Short problem:
Reproduce exactly, and nothing else, the lines from the one that contains "Rebuild this chart" through the one that contains "import * as". Leave the pictures out.

Records supplied:

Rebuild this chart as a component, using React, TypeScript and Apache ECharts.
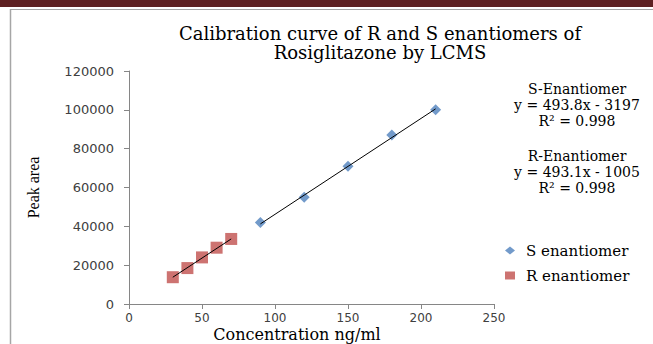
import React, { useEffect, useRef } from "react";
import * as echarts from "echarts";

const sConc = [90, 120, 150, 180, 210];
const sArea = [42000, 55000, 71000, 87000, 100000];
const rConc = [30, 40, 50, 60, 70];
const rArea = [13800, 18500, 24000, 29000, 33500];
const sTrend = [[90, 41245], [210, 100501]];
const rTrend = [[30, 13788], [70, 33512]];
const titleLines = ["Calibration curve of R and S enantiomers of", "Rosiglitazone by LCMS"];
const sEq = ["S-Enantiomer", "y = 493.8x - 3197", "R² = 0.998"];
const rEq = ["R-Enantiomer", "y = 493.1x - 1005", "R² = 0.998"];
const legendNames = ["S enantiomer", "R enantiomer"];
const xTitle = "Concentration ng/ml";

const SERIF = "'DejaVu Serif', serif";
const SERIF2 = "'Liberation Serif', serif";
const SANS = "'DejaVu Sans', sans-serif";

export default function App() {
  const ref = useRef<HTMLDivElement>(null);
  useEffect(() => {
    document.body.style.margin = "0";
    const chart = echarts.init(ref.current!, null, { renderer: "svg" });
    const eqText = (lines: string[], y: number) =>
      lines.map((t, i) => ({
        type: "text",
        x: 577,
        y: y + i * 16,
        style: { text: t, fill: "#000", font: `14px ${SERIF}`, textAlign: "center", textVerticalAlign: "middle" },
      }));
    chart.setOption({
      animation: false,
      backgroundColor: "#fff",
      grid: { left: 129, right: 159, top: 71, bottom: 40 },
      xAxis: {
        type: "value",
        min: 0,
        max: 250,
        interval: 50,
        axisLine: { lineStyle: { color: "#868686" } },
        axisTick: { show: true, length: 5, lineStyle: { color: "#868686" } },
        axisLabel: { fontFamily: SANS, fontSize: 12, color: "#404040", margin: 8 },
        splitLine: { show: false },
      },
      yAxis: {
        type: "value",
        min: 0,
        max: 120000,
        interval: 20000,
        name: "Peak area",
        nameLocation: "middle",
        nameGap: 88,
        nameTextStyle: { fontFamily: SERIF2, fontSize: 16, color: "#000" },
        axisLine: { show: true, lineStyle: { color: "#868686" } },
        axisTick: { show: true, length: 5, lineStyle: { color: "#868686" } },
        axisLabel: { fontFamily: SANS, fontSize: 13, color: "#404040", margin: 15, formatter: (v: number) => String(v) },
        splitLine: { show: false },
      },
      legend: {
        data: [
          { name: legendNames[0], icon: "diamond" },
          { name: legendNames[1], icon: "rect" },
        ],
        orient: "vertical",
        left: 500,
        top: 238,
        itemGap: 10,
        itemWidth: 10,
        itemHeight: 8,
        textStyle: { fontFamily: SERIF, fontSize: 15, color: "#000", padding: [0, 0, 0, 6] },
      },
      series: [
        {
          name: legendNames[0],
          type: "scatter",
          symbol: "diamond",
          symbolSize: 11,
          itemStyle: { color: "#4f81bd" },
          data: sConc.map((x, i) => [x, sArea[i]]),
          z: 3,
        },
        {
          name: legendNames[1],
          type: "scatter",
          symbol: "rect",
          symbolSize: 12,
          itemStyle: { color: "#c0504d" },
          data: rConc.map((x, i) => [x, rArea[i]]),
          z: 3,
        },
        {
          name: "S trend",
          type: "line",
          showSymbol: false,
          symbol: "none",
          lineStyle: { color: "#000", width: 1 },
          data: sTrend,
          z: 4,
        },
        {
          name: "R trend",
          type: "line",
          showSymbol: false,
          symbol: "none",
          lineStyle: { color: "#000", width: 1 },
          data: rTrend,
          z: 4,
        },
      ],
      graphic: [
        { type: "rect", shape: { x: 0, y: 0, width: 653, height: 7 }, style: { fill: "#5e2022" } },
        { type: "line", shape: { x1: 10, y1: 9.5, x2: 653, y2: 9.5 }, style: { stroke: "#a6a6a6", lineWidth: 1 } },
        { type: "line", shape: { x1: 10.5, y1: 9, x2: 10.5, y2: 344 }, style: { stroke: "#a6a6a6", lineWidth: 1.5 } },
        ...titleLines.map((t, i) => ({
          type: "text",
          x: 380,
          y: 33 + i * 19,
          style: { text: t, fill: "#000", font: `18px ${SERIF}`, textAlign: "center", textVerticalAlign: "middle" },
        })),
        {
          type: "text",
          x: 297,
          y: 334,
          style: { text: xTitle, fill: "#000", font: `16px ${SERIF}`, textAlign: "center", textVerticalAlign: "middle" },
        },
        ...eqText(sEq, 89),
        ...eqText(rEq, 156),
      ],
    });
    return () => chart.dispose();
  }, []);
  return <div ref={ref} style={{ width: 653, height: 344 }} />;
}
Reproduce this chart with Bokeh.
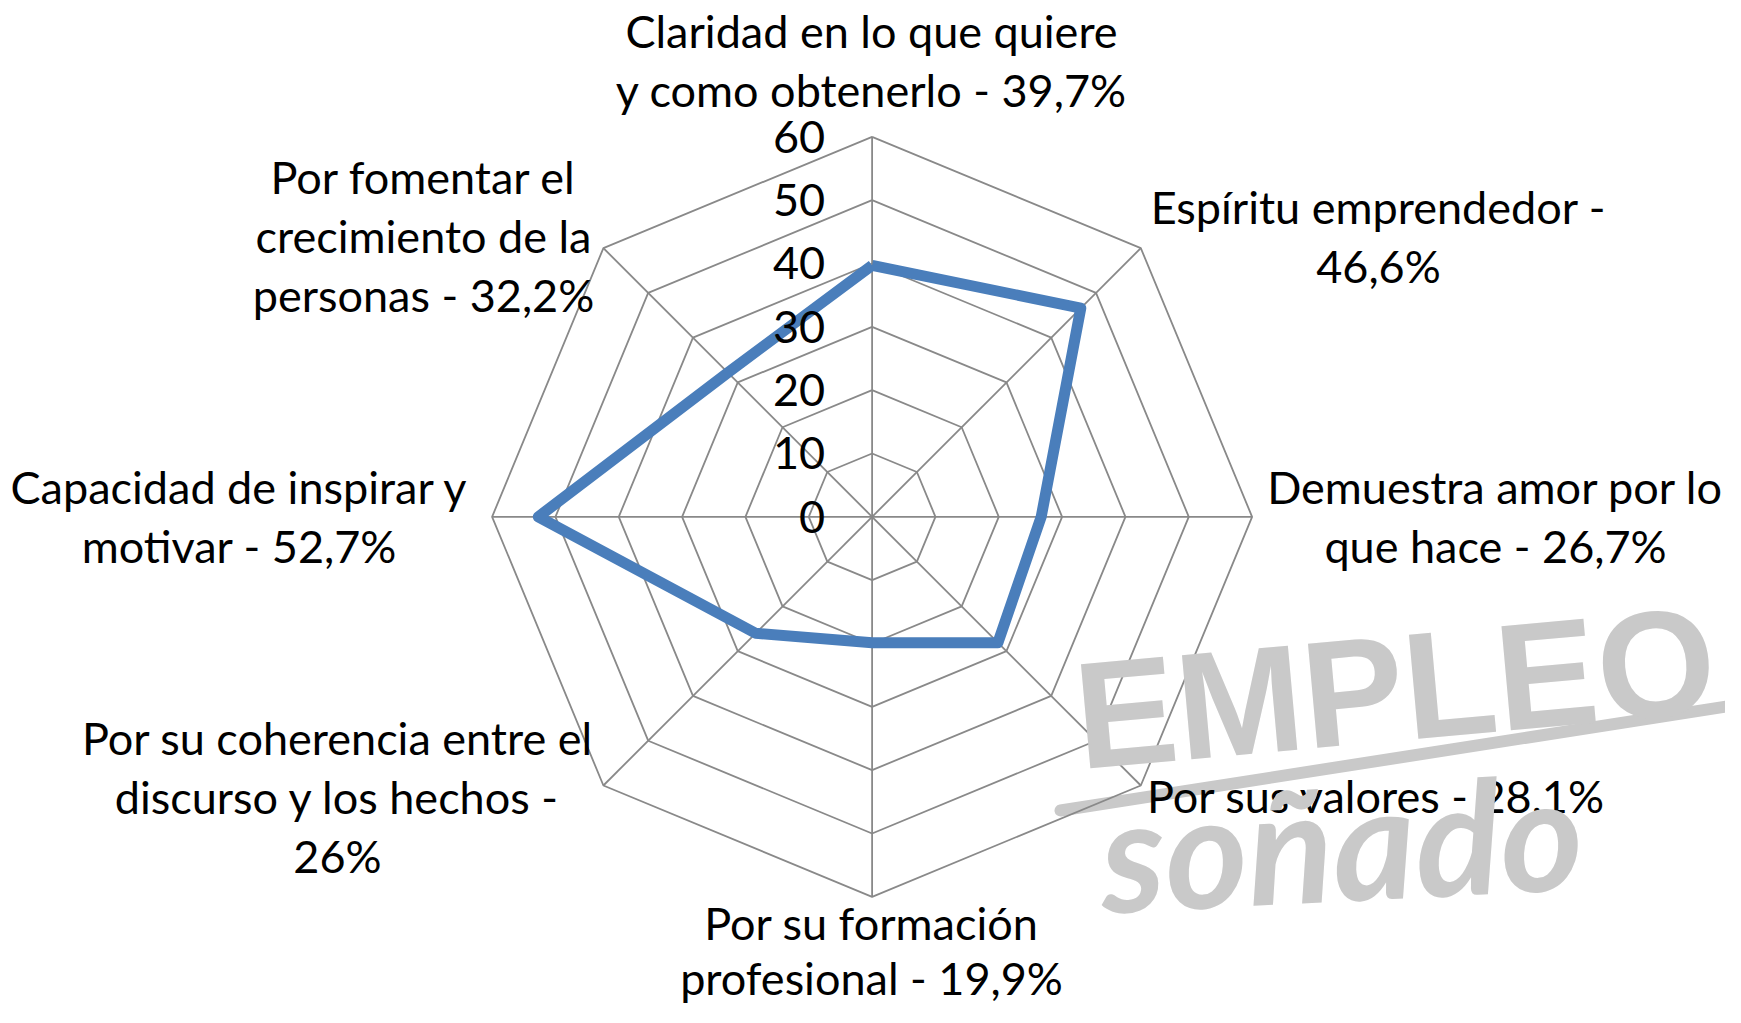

==

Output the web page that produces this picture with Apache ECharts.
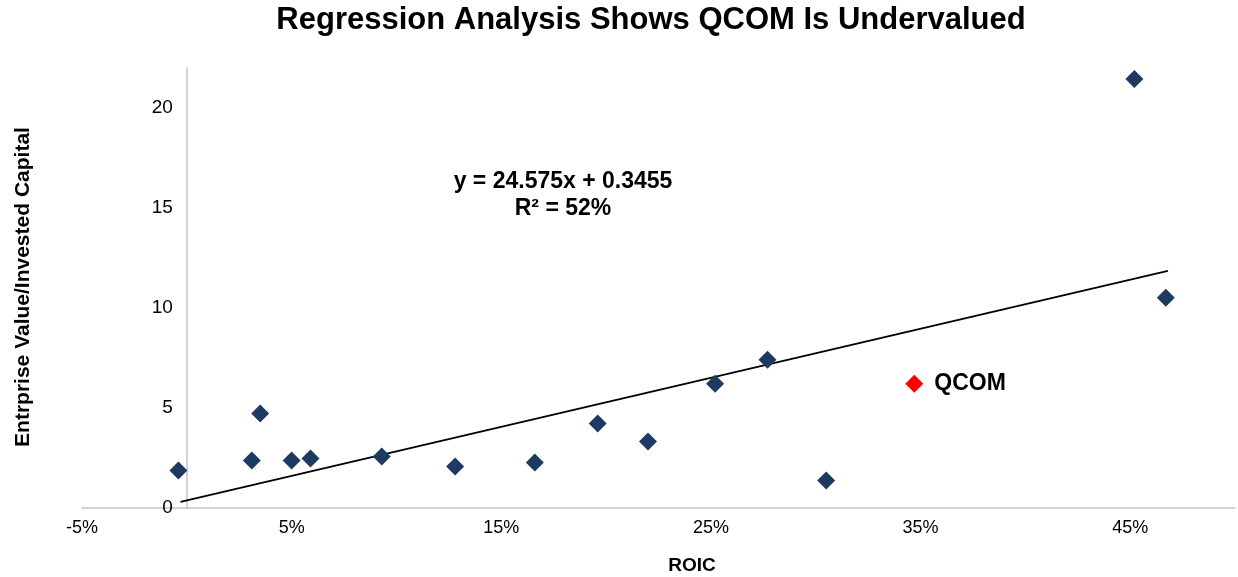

Task solution:
Rebuild this chart as a component, using React, TypeScript and Apache ECharts.
import React, { useEffect, useRef } from "react";
import * as echarts from "echarts";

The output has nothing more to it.